Hermantown is about to lose one of its long-running movie stops, and the Duluth area is set to have 10 fewer screens when Marcus Lakes 10 Cinema closes after Sunday’s showtimes at 4351 Stebner Road.
Marcus Theatres told loyalty members Thursday that Lakes Cinema would be showing movies for the final time on Sunday, April 19, 2026, and thanked the community for years of support. The closure leaves a gap on the western edge of the metro, where many families, teens and workers have relied on the Hermantown site for an easy night out without driving into downtown Duluth.
The company did not give a public reason for winding down the location. But in a market where moviegoing has been pressured by streaming, changing audience habits and higher operating costs, the decision points to the economics facing mid-sized theater chains. Even one theater closing can reshape the local entertainment map, especially in a region with a limited number of screens to absorb demand.
Marcus is steering customers toward Duluth Cinema at 300 Harbor Drive, where points and rewards from Marcus Movie Club and Magical Movie Rewards can still be used. That helps keep moviegoers inside the company’s loyalty system, but it does not replace the convenience of a neighborhood theater for Hermantown residents who used Lakes Cinema for family outings, date nights and weekend plans.

The closure also carries a ripple effect for nearby businesses that benefited when movie traffic spilled into surrounding restaurants, shops and parking lots.
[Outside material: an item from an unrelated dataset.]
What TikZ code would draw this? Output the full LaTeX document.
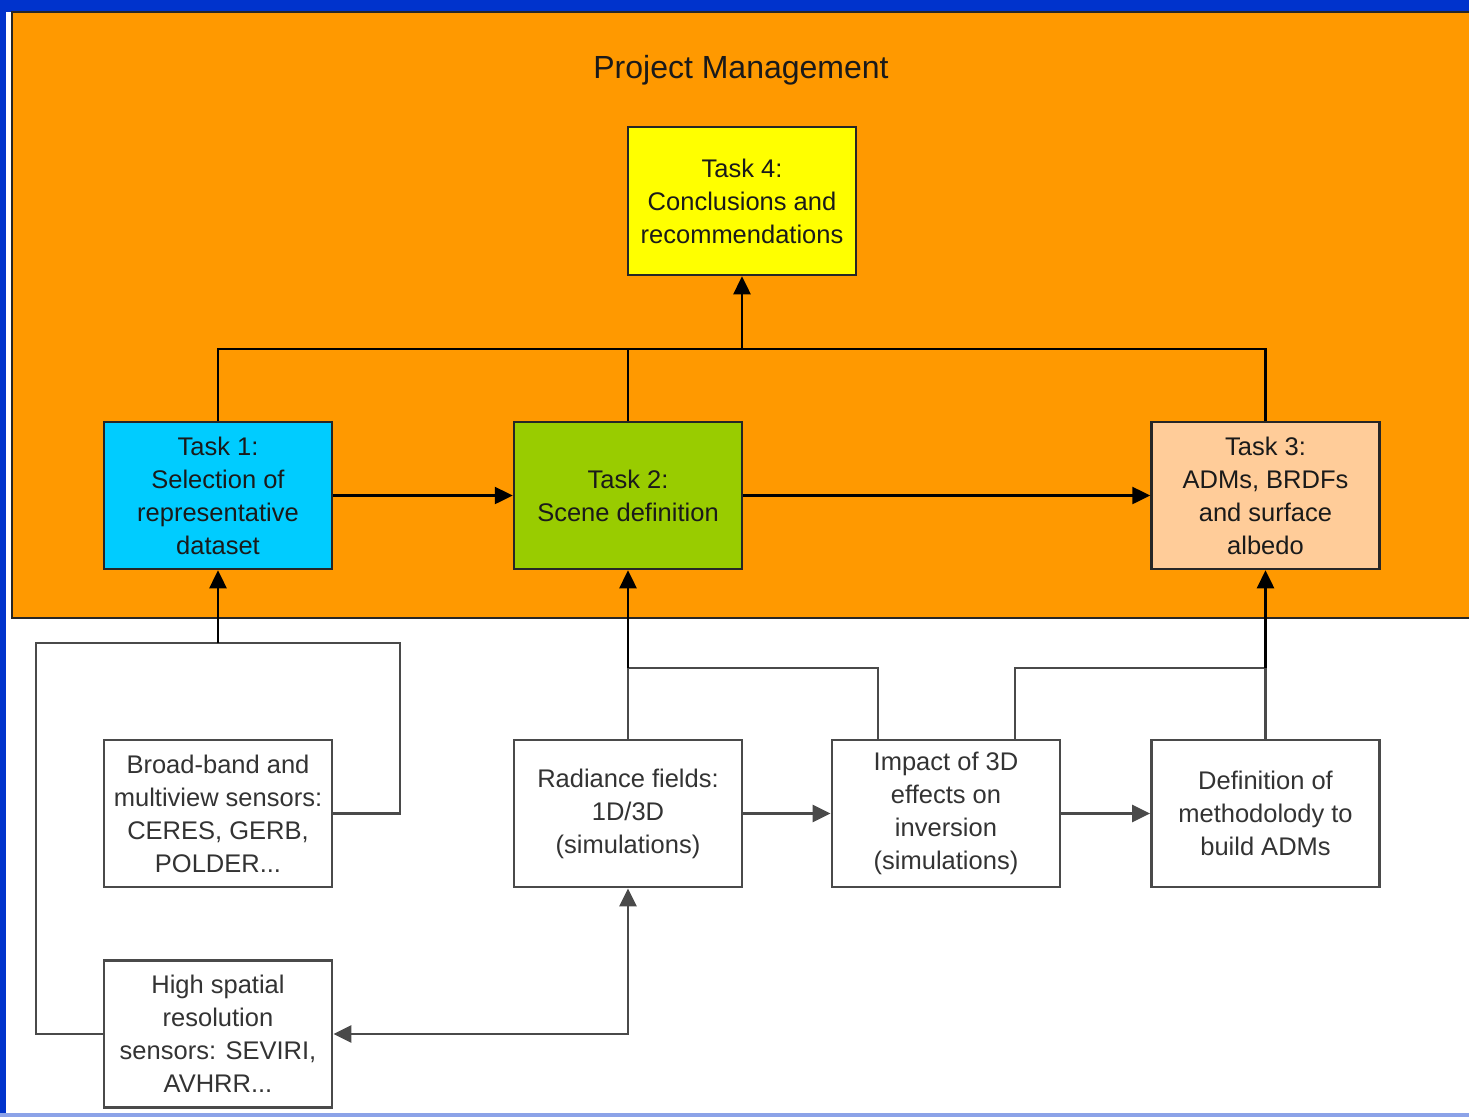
\documentclass[tikz,border=0pt]{standalone}
\usepackage{fontspec}
\setmainfont{Liberation Sans}
\usetikzlibrary{arrows.meta}
\definecolor{bandblue}{HTML}{0033CC}
\definecolor{pmorange}{HTML}{FF9900}
\definecolor{tcyan}{HTML}{00CCFF}
\definecolor{tgreen}{HTML}{99CC00}
\definecolor{tpeach}{HTML}{FFCC99}
\definecolor{tyellow}{HTML}{FFFF00}
\definecolor{txtdark}{HTML}{1A1A1A}
\definecolor{txtgray}{HTML}{333333}
\definecolor{lowline}{HTML}{4A4A4A}
\begin{document}
\begin{tikzpicture}[x=1pt,y=-1pt,
  taskbox/.style={draw=black!85,line width=2.5pt,minimum width=228pt,minimum height=147pt,align=center,inner sep=0pt,text=txtdark,font=\fontsize{25.5}{33}\selectfont},
  lowbox/.style={draw=lowline,fill=white,line width=2.8pt,minimum width=228pt,minimum height=147pt,align=center,inner sep=0pt,text=txtgray,font=\fontsize{25.5}{33}\selectfont},
  topline/.style={draw=black,line width=2.5pt},
  lowconn/.style={draw=lowline,line width=2.8pt},
  tip/.style={-{Triangle[length=18pt,width=17pt]}},
  dtip/.style={{Triangle[length=18pt,width=17pt]}-{Triangle[length=18pt,width=17pt]}}
]
\useasboundingbox (0,0) rectangle (1469,1117);
\fill[white] (0,0) rectangle (1469,1117);
% frame bands
\fill[bandblue] (0,0) rectangle (1469,12);
\fill[bandblue] (0,0) rectangle (6,1117);
\fill[bandblue!45] (0,1113) rectangle (1469,1117);
% project management area
\draw[fill=pmorange,draw=black!85,line width=2pt] (12,12) rectangle (1480,618);
\node[text=txtdark,font=\fontsize{32}{36}\selectfont] (pm) at (741,70) {Project Management};

% task boxes
\node[taskbox,fill=tyellow,minimum height=148pt] (t4) at (742,201) {Task 4:\\Conclusions and\\recommendations};
\node[taskbox,fill=tcyan] (t1) at (218,495.5) {Task 1:\\Selection of\\representative\\dataset};
\node[taskbox,fill=tgreen] (t2) at (628,495.5) {Task 2:\\Scene definition};
\node[taskbox,fill=tpeach] (t3) at (1265.5,495.5) {Task 3:\\ADMs, BRDFs\\and surface\\albedo};

% lower boxes
\node[lowbox] (bb) at (218,813.5) {Broad-band and\\multiview sensors:\\CERES, GERB,\\POLDER...};
\node[lowbox] (rf) at (628,813.5) {Radiance fields:\\1D/3D\\(simulations)};
\node[lowbox] (im) at (946,813.5) {Impact of 3D\\effects on\\inversion\\(simulations)};
\node[lowbox] (dm) at (1265.5,813.5) {Definition of\\methodolody to\\build ADMs};
\node[lowbox] (hs) at (218,1034) {High spatial\\resolution\\sensors: SEVIRI,\\AVHRR...};

% top connectors
\coordinate (bus) at (742,349);
\draw[topline] (t1.north) |- (bus) -| (t3.north);
\draw[topline] (t2.north) -- (t2.north |- bus);
\draw[topline,tip] (bus) -- (t4.south);
\draw[topline,tip] (t1.east) -- (t2.west);
\draw[topline,tip] (t2.east) -- (t3.west);

% lower connectors
\coordinate (loopt) at (218,643);
\draw[lowconn] (bb.east) -| (400,643) -| (hs.west -| 36,0) -- (hs.west);
\draw[lowconn] (400,643) -- (loopt);
\draw[topline,tip] (loopt) -- (t1.south);

\coordinate (jl) at (628,668);
\coordinate (jr) at (1265.5,668);
\draw[lowconn] ([xshift=-68pt]im.north) |- (jl);
\draw[lowconn] ([xshift=69pt]im.north) |- (jr);
\draw[lowconn] (rf.north) -- (jl);
\draw[topline,tip] (jl) -- (t2.south);
\draw[lowconn] (dm.north) -- (jr);
\draw[topline,tip] (jr) -- (t3.south);

\draw[lowconn,tip] (rf.east) -- (im.west);
\draw[lowconn,tip] (im.east) -- (dm.west);
\draw[lowconn,dtip] (hs.east) -| (rf.south);
\end{tikzpicture}
\end{document}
A theater shutdown is not just the loss of a ticket window; it is the loss of a steady stream of people who turned a film into dinner, dessert or a quick stop before heading home.
Lakes Cinema has been part of the local movie landscape for more than three decades. Cinema Treasures says the complex opened on December 10, 1993, as an 8-screen theater, later expanded to 10 screens and was taken over by Marcus Theatres in April 2007. The site includes six auditoriums with stadium seating and four with classic sloped seating, a mix that made it a familiar destination for generations of Twin Ports moviegoers.
For Hermantown, the closing is a practical loss as much as a sentimental one. One of the area’s longest-running entertainment anchors is disappearing, and the vacant questions left behind now extend beyond movies to what replaces the traffic, the spending and the everyday routines that built up around it.